Your instructions: Select from the data all lines with the word "draws".

(Stored data entries)
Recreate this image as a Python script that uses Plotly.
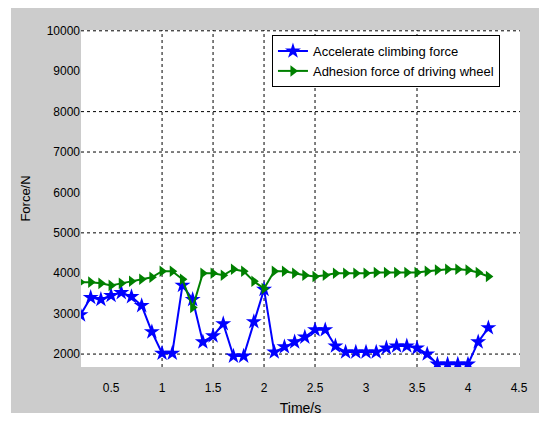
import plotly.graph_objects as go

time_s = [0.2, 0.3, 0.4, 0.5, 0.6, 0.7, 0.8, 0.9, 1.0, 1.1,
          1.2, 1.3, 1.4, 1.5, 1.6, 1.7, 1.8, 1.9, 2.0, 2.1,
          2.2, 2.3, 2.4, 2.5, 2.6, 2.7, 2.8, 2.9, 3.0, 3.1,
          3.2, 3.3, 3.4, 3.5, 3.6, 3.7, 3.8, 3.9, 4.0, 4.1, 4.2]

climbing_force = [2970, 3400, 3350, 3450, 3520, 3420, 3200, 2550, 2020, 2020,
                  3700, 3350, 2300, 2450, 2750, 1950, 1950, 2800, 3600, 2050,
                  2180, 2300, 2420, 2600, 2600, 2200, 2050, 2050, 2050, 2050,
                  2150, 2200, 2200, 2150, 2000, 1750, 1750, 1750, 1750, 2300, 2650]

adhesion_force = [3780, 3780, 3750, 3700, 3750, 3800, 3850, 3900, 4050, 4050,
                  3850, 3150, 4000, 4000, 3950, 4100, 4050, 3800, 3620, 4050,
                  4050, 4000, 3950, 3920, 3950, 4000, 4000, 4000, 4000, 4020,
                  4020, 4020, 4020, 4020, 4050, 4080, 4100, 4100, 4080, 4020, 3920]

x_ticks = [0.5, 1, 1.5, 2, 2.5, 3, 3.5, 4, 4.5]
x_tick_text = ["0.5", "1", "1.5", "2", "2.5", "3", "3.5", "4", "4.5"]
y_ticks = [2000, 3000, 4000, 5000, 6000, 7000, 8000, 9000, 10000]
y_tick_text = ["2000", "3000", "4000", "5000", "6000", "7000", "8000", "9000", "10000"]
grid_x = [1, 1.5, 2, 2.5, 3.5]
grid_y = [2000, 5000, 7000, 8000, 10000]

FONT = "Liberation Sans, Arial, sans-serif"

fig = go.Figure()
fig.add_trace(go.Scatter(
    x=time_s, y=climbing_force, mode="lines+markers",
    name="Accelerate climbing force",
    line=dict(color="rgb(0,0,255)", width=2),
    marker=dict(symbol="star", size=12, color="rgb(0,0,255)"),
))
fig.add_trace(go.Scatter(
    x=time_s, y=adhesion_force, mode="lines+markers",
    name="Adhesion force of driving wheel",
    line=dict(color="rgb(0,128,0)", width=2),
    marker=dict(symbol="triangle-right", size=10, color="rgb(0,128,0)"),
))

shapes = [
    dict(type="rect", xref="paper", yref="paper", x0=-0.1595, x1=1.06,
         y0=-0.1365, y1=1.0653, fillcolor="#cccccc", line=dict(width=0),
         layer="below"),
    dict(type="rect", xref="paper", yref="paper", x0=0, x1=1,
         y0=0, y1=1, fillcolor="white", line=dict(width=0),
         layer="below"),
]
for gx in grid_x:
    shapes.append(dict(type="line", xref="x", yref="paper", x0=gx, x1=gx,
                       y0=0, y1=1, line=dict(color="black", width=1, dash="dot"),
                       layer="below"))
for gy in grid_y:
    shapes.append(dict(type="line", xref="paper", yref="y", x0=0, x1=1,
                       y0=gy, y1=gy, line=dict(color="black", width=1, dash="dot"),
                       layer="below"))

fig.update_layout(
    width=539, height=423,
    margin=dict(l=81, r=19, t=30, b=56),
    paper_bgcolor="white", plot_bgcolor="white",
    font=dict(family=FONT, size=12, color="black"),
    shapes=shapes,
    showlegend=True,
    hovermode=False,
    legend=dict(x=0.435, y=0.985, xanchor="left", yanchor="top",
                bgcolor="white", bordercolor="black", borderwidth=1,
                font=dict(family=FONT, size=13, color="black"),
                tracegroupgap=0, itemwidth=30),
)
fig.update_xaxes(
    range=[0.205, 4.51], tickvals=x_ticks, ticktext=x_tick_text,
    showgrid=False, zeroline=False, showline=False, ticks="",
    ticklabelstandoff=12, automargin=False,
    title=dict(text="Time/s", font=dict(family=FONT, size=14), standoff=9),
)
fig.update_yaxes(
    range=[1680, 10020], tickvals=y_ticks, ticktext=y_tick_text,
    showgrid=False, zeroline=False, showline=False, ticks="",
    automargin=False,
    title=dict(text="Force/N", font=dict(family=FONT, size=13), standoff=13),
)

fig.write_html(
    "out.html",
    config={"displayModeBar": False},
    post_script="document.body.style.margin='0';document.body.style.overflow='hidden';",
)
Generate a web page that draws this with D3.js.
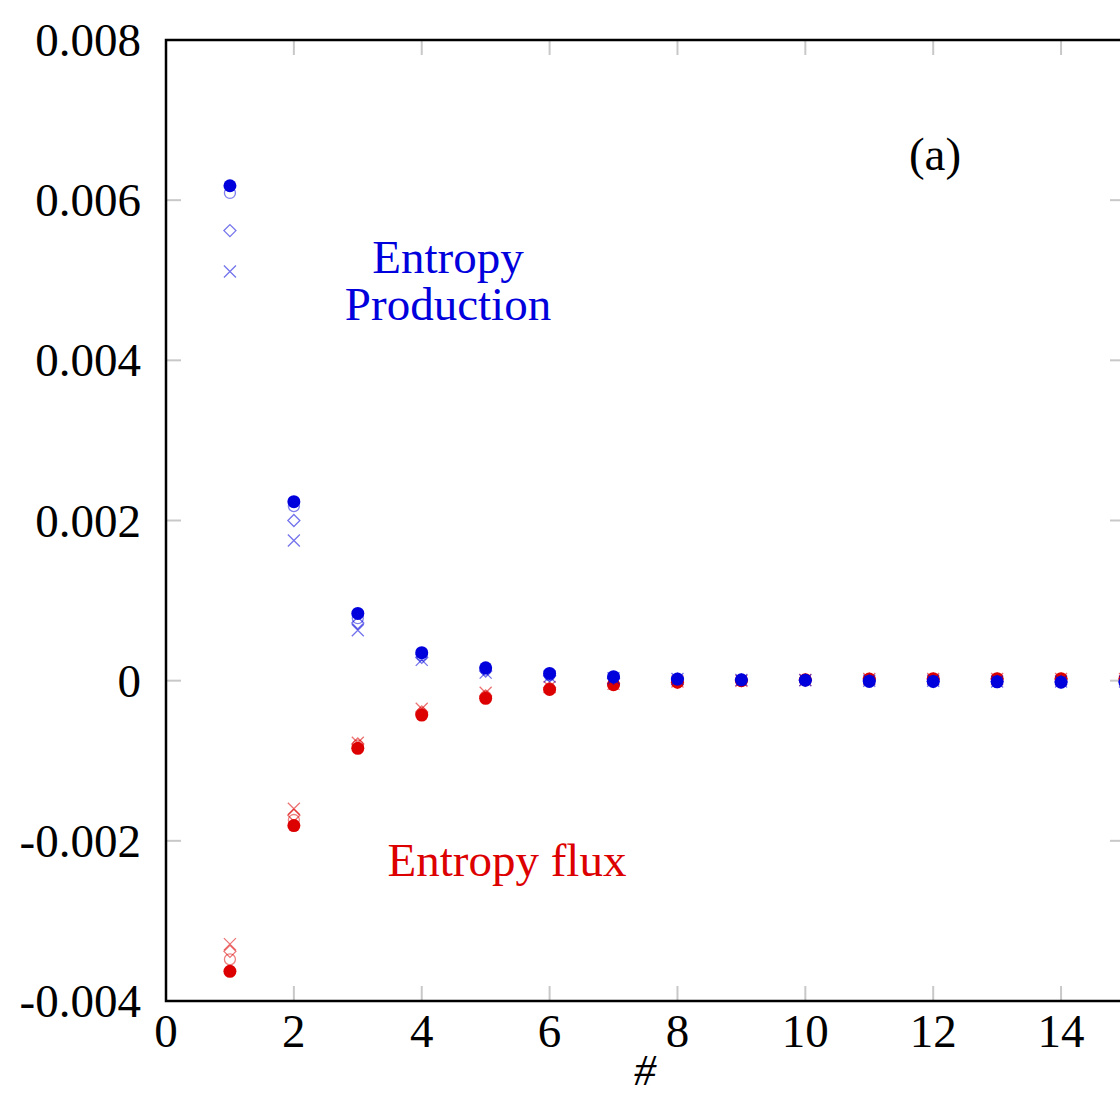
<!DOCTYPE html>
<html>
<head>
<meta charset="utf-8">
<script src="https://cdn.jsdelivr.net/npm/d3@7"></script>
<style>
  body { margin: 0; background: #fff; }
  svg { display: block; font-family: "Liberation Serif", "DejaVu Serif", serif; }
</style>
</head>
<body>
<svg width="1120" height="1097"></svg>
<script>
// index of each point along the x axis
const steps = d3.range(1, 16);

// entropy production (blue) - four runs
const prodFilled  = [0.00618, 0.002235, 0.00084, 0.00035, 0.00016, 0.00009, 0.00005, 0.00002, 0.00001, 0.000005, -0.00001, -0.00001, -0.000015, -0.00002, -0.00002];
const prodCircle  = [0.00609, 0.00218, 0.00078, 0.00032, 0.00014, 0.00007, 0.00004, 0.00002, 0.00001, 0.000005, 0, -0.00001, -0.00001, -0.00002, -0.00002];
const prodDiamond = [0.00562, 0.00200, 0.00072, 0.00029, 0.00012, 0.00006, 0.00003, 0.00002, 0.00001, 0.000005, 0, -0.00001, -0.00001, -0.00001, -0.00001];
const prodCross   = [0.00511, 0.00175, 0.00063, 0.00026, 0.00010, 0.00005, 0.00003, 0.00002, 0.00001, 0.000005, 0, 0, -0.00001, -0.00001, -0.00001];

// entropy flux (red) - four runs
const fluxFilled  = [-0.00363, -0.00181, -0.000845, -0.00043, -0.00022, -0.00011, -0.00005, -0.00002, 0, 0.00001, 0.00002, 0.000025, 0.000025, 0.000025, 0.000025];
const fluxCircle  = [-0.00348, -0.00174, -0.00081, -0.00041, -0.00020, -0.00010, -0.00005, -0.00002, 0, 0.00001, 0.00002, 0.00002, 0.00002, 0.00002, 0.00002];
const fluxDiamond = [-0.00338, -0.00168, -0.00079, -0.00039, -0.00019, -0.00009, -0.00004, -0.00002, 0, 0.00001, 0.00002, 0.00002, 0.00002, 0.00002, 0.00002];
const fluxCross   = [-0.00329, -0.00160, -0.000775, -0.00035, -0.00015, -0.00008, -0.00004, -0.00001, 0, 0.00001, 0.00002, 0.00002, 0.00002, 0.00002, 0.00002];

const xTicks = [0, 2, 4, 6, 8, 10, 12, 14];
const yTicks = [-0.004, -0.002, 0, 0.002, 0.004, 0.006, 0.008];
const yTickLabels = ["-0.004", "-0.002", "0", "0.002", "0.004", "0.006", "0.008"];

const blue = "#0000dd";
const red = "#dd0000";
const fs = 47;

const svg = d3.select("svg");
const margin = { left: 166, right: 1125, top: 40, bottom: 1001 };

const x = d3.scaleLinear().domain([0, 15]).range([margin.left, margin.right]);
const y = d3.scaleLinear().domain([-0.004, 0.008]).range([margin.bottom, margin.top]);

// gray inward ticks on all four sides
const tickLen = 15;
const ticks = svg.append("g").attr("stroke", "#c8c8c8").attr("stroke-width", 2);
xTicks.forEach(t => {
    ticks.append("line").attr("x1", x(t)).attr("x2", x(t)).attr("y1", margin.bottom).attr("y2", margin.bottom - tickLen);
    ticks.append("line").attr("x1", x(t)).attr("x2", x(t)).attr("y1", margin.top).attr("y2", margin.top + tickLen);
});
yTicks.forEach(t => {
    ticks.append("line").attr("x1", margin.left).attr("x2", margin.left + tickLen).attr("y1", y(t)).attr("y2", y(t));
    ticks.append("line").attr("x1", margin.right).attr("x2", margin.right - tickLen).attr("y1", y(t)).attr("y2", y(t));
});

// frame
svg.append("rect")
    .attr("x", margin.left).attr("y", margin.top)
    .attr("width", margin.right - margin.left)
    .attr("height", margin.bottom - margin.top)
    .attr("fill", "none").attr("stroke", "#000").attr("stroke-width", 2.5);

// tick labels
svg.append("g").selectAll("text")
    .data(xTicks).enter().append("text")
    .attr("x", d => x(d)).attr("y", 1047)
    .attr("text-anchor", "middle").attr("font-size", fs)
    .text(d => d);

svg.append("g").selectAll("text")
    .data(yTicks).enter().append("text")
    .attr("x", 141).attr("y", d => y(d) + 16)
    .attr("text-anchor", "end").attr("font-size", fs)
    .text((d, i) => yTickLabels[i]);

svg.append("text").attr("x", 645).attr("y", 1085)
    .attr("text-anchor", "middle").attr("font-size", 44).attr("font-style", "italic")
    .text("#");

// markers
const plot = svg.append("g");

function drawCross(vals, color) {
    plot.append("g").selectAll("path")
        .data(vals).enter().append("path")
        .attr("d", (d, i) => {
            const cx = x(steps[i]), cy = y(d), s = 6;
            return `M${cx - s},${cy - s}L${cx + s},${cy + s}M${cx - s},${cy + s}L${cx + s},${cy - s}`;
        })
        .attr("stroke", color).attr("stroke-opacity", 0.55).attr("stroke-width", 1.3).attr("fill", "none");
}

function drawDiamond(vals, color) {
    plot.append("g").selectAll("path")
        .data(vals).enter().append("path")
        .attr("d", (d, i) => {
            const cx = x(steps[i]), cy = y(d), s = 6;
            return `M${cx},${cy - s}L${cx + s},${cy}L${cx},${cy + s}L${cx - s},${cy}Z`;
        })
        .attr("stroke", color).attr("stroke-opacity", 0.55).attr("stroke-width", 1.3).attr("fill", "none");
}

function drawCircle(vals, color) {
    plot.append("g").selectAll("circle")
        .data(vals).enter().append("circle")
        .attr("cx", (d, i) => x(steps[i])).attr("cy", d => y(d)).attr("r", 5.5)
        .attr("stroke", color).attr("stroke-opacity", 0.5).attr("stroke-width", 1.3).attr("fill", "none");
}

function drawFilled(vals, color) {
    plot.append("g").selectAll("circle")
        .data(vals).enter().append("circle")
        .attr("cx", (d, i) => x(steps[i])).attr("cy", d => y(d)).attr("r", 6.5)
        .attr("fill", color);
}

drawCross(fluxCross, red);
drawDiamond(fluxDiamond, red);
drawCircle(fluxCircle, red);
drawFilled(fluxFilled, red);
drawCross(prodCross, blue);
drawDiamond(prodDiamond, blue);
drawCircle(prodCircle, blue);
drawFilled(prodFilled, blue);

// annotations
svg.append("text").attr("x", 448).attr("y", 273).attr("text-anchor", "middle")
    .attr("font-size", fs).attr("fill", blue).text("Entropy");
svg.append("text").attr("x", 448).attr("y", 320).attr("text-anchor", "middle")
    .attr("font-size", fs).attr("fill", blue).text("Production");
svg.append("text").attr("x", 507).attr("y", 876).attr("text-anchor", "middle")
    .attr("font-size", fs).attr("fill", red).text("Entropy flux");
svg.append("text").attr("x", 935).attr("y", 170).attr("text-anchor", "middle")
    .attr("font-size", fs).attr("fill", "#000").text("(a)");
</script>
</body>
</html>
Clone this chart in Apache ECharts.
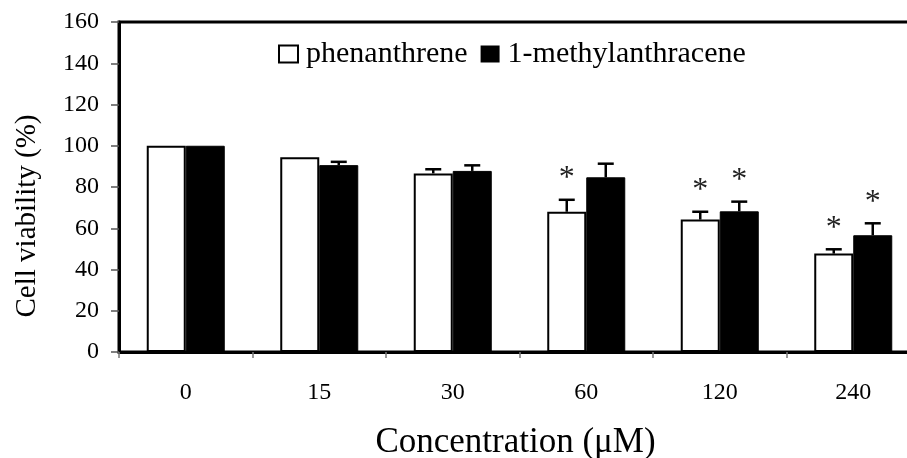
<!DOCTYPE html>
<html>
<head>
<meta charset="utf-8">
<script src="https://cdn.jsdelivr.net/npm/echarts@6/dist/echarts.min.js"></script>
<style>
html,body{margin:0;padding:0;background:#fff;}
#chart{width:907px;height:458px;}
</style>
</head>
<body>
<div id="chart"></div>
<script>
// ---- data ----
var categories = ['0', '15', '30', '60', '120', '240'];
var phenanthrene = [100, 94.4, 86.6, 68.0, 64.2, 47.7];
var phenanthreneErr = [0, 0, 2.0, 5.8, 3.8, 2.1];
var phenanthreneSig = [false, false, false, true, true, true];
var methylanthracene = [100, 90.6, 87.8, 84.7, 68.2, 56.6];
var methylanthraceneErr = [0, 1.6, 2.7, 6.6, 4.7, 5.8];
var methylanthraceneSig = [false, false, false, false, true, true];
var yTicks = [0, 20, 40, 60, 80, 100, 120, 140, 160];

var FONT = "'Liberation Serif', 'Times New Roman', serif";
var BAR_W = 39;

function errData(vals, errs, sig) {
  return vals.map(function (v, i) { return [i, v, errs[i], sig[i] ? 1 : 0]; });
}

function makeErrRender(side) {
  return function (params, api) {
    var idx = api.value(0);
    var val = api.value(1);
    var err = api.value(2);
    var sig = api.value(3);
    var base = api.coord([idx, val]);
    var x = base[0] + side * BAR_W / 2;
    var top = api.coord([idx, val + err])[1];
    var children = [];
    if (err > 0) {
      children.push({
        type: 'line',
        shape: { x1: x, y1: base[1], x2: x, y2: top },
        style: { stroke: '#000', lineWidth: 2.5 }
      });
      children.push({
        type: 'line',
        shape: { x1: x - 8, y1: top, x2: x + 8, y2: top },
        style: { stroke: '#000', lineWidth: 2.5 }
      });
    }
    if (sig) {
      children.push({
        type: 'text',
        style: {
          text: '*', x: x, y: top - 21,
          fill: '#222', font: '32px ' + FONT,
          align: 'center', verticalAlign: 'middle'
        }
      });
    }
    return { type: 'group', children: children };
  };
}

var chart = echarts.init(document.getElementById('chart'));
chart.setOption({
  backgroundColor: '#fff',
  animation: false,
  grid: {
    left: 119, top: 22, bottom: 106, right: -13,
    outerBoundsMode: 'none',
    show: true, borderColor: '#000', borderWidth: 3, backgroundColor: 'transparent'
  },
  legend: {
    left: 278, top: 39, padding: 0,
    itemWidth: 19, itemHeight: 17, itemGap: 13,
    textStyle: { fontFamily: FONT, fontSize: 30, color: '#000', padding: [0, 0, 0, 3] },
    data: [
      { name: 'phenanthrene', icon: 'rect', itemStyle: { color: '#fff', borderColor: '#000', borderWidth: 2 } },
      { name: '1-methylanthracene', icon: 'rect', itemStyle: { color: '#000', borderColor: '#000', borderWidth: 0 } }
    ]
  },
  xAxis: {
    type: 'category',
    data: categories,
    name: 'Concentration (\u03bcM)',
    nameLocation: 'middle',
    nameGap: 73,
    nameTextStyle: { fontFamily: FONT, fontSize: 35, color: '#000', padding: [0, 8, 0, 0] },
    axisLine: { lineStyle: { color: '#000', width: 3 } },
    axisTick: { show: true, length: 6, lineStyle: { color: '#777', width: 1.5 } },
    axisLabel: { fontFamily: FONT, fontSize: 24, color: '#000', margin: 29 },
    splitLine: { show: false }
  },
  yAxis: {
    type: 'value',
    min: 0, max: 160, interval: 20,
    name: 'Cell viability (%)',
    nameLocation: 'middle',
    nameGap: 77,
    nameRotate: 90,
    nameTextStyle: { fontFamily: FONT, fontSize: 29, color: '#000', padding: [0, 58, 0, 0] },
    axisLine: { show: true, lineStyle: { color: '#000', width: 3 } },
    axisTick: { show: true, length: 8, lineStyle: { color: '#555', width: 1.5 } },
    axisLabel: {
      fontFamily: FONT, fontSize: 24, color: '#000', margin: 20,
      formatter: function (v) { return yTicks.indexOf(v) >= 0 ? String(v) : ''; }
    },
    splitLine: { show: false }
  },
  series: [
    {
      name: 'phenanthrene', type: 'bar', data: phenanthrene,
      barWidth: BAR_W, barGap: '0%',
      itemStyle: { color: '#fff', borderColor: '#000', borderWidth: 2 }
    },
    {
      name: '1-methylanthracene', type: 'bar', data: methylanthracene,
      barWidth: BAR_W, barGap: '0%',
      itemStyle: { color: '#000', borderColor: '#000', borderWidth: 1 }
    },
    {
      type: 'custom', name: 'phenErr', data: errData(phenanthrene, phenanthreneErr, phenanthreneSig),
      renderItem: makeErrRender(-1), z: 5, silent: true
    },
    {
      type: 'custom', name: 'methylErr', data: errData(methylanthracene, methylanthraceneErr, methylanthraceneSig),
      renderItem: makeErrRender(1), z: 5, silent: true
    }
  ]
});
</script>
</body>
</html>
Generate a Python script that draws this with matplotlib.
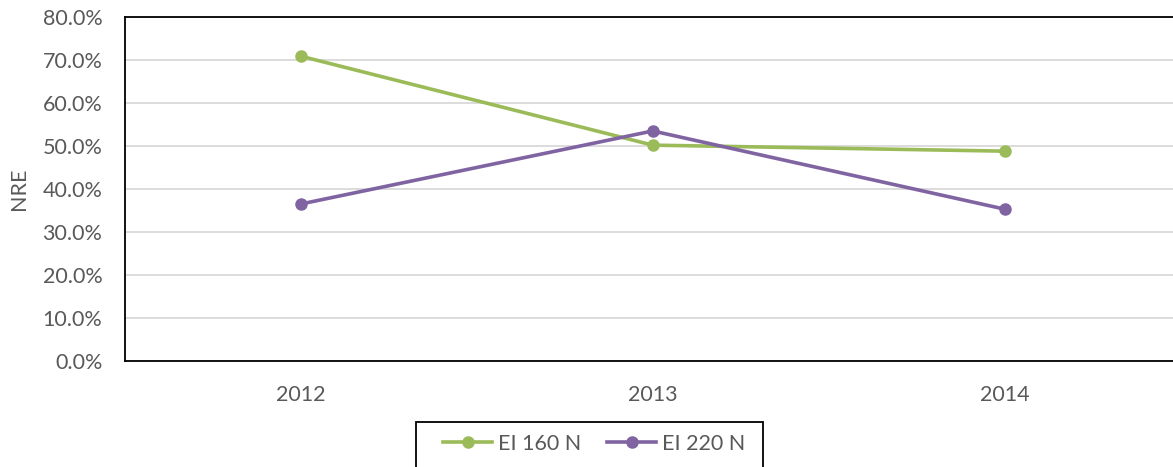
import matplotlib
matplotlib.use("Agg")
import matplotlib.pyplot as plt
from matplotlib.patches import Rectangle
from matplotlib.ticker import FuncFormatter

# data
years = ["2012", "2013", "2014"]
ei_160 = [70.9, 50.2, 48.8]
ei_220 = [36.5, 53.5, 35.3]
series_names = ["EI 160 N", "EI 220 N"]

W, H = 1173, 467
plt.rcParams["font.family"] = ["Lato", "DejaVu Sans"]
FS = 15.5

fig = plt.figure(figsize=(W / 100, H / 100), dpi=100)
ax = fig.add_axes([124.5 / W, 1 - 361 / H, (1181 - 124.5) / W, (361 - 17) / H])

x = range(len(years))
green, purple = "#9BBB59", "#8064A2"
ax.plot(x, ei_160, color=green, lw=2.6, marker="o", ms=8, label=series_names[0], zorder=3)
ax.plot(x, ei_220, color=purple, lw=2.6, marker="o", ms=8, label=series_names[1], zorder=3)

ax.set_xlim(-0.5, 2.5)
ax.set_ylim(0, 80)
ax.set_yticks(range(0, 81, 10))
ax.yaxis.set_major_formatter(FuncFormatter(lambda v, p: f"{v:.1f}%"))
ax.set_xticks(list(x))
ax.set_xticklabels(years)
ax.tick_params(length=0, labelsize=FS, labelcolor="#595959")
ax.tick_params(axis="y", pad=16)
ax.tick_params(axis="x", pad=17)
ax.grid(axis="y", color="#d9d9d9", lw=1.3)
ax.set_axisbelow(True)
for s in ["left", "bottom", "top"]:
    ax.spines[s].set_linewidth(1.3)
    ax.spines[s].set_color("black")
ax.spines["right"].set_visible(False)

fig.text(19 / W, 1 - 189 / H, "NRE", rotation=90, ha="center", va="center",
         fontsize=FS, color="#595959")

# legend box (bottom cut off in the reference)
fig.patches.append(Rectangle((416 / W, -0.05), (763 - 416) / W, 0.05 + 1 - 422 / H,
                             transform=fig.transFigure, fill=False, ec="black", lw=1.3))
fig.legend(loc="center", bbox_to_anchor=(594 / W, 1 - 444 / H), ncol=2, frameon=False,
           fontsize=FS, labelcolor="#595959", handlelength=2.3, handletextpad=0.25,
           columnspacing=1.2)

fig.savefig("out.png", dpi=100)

Expected answer:
Generate a web page that draws this with D3.js.
Generate a Python script that draws this with matplotlib.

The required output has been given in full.